When these loopholes began to be exposed this winter, Wall Street started to eat its own. In a moment of Shakespearean irony, Bear Stearns–with its legendary willingness to provide cover to manipulative hedge funds–became the target. Stock IOUs in Bear Stearns spiked, as they subsequently did in Lehman Brothers (nyse: LEH – news – people ), Merrill Lynch (nyse: MER – news – people ), Fannie Mae (nyse: FNM – news – people ) and Freddie Mac (nyse: FRE – news – people ).
In an absurdity worthy of Lewis Carroll, the SEC promulgated a temporary (and now expired) emergency order against doing to these and 16 other firms what has been illegal for seven decades: selling non-existent stock and deliberately relying upon stock IOUs. That the 19 companies protected included prime brokers widely thought to be enabling naked shorting against other firms may only be described as “Kafkaesque.”
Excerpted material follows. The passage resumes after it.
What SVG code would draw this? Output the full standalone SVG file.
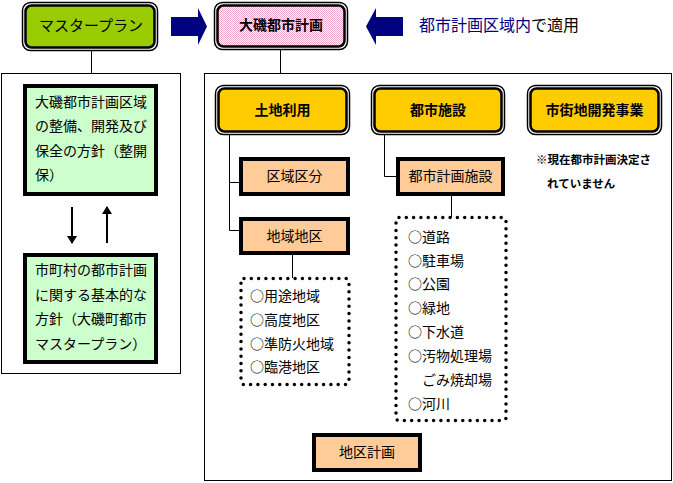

Since its Aug. 12 expiration, four of the 19 firms have been lost. The rest of the financial market balances on a precipice as the SEC temporizes, adopting half-measures with Nerf penalties, draconian measures (such as forbidding all shorting in financial stocks), contradictory measures (re-opening the option-market-maker exception for financial stocks), and “don’t ask, don’t tell” measures (such as yesterday’s, requiring option-market makers not to sell puts to someone they think is increasing a net short position in a financial stock).
While the SEC performs its best headless chicken imitation, we must not be distracted from the fundamental problem: Our system is rife with unsettled trades that are deliberate, persistent and massive.
Commenting on this last year, Warren Buffett’s partner, Charles Munger, said, “Those delays in delivering sometimes reflect tremendous slop in the clearance process. It is not good for a civilization to have huge slop. Sort of like how it isn’t good to have a lot of slop in nuclear power plants.” Charlie Munger is known for many things, but careless word choice is not one of them.